# Easton FMJ



## LETTER-RIP (Sep 14, 2007)

Anyone upgraded to the FMJ arrows. If so how do you like them? What are the Pros and Cons?


----------



## mtnrunner260 (Feb 15, 2010)

I have been nothing but happy with mine. I am planning on footing them with aluminum arrows when I get a chance. Mainly just to play around but will add strength and FOC.
Here's a review my cousin did on them.http://ireviewgear.com/archery-reviews/easton-fmj-arrow-review
I will have to spin mine and see if I'm experiencing the same thing.


----------



## utahbigbull (May 9, 2012)

I have shot them for two years and love them. Tough as nails and fly true.


----------



## LETTER-RIP (Sep 14, 2007)

Not sure I like the sounds of that review. Let me know if you spin test yours and the ends are bent. Seems like they would not have this kind of problem with the HIT insert system.


----------



## delement87 (Sep 18, 2012)

ive had problems with broadheads not staying tight with the hitserts, and inserts blowing out the shafts when have a hard impact. i dont shoot them anymore


----------



## MarkM (Sep 7, 2007)

delement87 said:


> ive had problems with broadheads not staying tight with the hitserts, and inserts blowing out the shafts when have a hard impact. i dont shoot them anymore


What kind of broadhead were you using? When using HIT style inserts with some styles of expandable broadheads you need to use the Broadhead Adapter rings to keep the blades from damaging the shaft.

MArk


----------



## delement87 (Sep 18, 2012)

muzzy, slicktricks, rage and montecs.. all wouldnt stay tight. i now shoot arrows that have inserts that stick out so the broad head has something more solid to seat against. just my opinion from experience


----------



## bass2muskie (Nov 5, 2013)

I love my fmj's. They hit hard and I've never had a problem with them. I square all my arrows though to make sure the broadheads line up and don't wobble. What spine do you shoot? I have some 400's if you want to try them out.


----------



## LETTER-RIP (Sep 14, 2007)

BM.... I shoot GT 5575 right now with 125 grain Sonic heads. What grain per inch are your 400's. I have not shot anything but GT since I switched to Carbon.


----------



## bass2muskie (Nov 5, 2013)

They are 10.2 GPI. I was shooting the gold tip xt hunter 5575 and they are a good arrow. I just like the fmj because they shoot better out of my setup. I'm actually note going to be getting them in a 340 spine because I upped my poundage on my bow. So I might be selling my current ones


----------



## LETTER-RIP (Sep 14, 2007)

I would be willing to try the 400's out if you have them available. What GPI are the 340's? I am going to be uping by GPI this yr and thats why I am looking. I need something heavier and stiffer to support the 125 grain heads. Or I need something that is heavy enough for me to go to 100 grain heads and still keep the weight through out with a heavier GPI>


----------



## LETTER-RIP (Sep 14, 2007)

BM- Been doing some research. I think the 400's will be a little to light for my set up. If you end up getting some new I may be interested in the 340's. So have you every experience the ends of them bending. Maybe do a spin test to see how straight some of your old ones are and let me know.


----------



## bass2muskie (Nov 5, 2013)

LETTER-RIP said:


> BM- Been doing some research. I think the 400's will be a little to light for my set up. If you end up getting some new I may be interested in the 340's. So have you every experience the ends of them bending. Maybe do a spin test to see how straight some of your old ones are and let me know.

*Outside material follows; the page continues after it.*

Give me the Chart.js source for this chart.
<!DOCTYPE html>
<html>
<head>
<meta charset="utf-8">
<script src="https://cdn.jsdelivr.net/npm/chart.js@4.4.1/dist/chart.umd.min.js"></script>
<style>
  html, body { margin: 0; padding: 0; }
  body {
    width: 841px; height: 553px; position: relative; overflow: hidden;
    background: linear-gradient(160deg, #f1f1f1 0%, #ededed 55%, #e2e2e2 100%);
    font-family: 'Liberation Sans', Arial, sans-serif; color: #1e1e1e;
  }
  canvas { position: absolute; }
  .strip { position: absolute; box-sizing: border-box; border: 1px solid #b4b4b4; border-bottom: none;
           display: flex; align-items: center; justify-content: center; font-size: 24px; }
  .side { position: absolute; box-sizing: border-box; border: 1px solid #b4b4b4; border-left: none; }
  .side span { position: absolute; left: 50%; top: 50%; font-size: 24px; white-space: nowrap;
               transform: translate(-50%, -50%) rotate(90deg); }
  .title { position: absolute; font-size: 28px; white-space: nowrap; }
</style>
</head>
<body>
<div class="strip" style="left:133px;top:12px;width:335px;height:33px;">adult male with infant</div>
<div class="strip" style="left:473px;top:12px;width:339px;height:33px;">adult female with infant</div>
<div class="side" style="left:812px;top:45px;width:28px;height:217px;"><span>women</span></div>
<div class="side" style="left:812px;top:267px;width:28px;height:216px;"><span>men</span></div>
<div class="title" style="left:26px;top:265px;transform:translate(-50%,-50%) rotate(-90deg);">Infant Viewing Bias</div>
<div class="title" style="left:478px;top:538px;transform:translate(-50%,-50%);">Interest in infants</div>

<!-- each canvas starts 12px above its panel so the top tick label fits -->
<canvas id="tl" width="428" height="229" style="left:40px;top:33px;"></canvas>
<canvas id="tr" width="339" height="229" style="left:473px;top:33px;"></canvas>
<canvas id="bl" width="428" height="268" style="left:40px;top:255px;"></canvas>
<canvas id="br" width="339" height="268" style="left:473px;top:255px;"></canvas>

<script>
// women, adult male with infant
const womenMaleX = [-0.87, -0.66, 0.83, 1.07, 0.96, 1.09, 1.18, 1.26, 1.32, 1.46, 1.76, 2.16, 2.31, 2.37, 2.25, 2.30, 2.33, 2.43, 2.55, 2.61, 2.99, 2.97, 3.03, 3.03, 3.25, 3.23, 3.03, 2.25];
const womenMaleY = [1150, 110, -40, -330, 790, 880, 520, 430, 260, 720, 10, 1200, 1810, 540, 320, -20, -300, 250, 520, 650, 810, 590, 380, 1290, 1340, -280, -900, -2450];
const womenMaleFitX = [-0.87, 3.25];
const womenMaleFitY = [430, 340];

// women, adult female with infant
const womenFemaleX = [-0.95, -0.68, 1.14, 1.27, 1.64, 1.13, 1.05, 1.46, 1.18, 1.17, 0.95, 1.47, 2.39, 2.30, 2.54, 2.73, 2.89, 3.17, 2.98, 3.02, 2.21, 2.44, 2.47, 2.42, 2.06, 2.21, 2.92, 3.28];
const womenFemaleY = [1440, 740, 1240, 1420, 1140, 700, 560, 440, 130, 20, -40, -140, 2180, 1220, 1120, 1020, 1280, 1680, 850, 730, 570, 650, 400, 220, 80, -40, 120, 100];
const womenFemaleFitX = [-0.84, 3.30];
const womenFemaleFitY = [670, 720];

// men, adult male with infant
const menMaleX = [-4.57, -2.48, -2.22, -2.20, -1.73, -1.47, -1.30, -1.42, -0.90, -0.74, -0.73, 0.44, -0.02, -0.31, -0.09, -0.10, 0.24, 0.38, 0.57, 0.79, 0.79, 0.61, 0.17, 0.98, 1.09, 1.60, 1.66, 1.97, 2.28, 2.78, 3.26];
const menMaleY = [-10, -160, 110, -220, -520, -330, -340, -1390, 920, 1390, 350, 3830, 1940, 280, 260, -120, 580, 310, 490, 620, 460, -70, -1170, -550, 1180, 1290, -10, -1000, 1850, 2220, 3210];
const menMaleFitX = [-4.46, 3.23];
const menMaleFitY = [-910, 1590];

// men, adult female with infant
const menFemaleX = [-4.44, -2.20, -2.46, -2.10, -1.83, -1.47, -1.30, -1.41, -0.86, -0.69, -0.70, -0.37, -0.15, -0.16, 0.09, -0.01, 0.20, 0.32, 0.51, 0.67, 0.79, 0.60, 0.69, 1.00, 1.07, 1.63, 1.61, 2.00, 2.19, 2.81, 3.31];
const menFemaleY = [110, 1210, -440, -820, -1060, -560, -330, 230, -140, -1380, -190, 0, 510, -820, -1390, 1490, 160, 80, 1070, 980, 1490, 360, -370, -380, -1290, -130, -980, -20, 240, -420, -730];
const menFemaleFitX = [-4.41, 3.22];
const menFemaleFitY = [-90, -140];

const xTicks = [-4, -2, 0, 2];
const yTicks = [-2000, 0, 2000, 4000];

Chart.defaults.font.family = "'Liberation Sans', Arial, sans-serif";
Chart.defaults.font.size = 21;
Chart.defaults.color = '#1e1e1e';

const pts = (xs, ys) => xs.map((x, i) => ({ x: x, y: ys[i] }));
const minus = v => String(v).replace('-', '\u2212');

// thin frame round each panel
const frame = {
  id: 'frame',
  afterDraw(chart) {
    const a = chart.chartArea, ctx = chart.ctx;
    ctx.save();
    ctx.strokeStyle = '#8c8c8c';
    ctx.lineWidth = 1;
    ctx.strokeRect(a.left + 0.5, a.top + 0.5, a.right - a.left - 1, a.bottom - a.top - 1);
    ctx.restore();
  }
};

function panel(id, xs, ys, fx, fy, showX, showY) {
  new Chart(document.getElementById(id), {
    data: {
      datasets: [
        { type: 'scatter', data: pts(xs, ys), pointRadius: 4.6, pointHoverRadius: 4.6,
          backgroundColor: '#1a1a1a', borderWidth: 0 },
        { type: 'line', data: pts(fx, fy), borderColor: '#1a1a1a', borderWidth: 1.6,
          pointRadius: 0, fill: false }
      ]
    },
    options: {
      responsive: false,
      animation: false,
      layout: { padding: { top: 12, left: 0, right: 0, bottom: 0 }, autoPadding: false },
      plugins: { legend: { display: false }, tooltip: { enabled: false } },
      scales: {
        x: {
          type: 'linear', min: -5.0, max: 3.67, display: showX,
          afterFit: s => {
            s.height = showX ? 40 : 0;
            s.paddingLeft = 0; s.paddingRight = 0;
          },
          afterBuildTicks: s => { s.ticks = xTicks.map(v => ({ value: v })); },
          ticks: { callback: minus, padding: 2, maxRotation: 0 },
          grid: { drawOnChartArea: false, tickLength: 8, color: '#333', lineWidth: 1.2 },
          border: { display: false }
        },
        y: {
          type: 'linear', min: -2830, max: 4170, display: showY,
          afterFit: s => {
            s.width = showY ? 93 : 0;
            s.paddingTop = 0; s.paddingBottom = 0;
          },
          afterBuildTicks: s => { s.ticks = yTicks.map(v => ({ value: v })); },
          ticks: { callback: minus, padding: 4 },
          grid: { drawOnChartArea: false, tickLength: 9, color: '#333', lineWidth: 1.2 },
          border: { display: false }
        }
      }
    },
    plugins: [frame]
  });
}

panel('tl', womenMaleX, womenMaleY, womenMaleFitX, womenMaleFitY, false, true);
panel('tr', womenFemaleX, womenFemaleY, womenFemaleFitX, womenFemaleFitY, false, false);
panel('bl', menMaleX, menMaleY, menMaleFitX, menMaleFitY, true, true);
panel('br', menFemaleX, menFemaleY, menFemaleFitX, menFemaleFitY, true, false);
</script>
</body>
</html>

I've spin tested all of them and they are all true. What poundage are you shooting and how long is your arrow? What's the grain of arrow you are wanting to get to?


----------



## LETTER-RIP (Sep 14, 2007)

I am looking to be closer to 415. I want to say I am high 300's right now but it's been a few yrs since I really calculated them. I shoot right around 65lbs give or take a few. I shoot a 27in shaft.


----------



## bass2muskie (Nov 5, 2013)

My fmj right now with a 100 grain head weighs in at 426. At 27 inches with a 100 grain head you are ok with a 400, bit if you want a 125 grain I agree you need the 340's.


----------



## Riverrat77 (Sep 7, 2007)

Love my FMJ's. Have a couple dozen unfletched still at the house and may buy another dozen or two just so I don't ever have to shoot anything else. Never, ever had a broadhead issue, even shooting expandables. They're tough, heavy and have flown right for me since day one. One of Easton's best arrows in my opinion. 

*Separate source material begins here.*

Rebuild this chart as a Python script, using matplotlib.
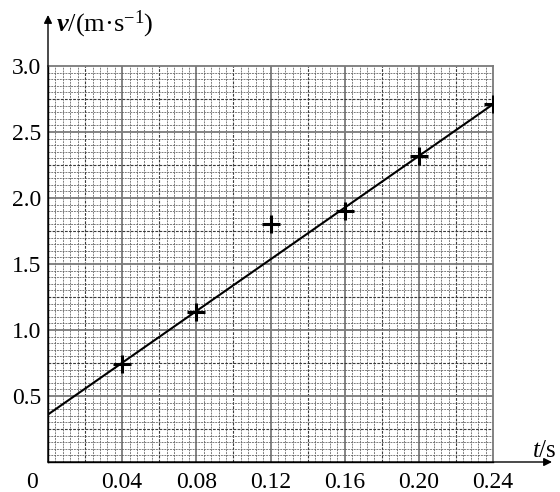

Mark, you'll have to let me know if they ever discontinue them so I can stock up. 8)


----------



## mtnrunner260 (Feb 15, 2010)

I just spun mine and they were dead on. 
If my cousin didn't use that dang easton glue I'll see if I can trim 2 inches off the front and fix them.


----------



## P.S.E Hunter (Sep 10, 2008)

I love mine. I like the hidden insert


----------



## Screaming_btf (Aug 6, 2014)

I love mine, they are great.


----------



## High Desert Elk (Aug 21, 2012)

Try some Teflon tape on the threads. Kinda does something similar to threadlock but you can still get them unscrewed.


----------



## bow_dude (Aug 20, 2009)

I have had similar experiences as delement87 with any arrow that has the hit insert. Extremely poor system in my opinion. I had 3 arrows split out on a hard impact the first shot for each arrow. "Upgrade"???? That is a matter of opinion. For me, it is a downgrade.


----------



## nateysmith (May 13, 2013)

I also love the FMJs. Bass2muskie let me try some and I am hooked.


----------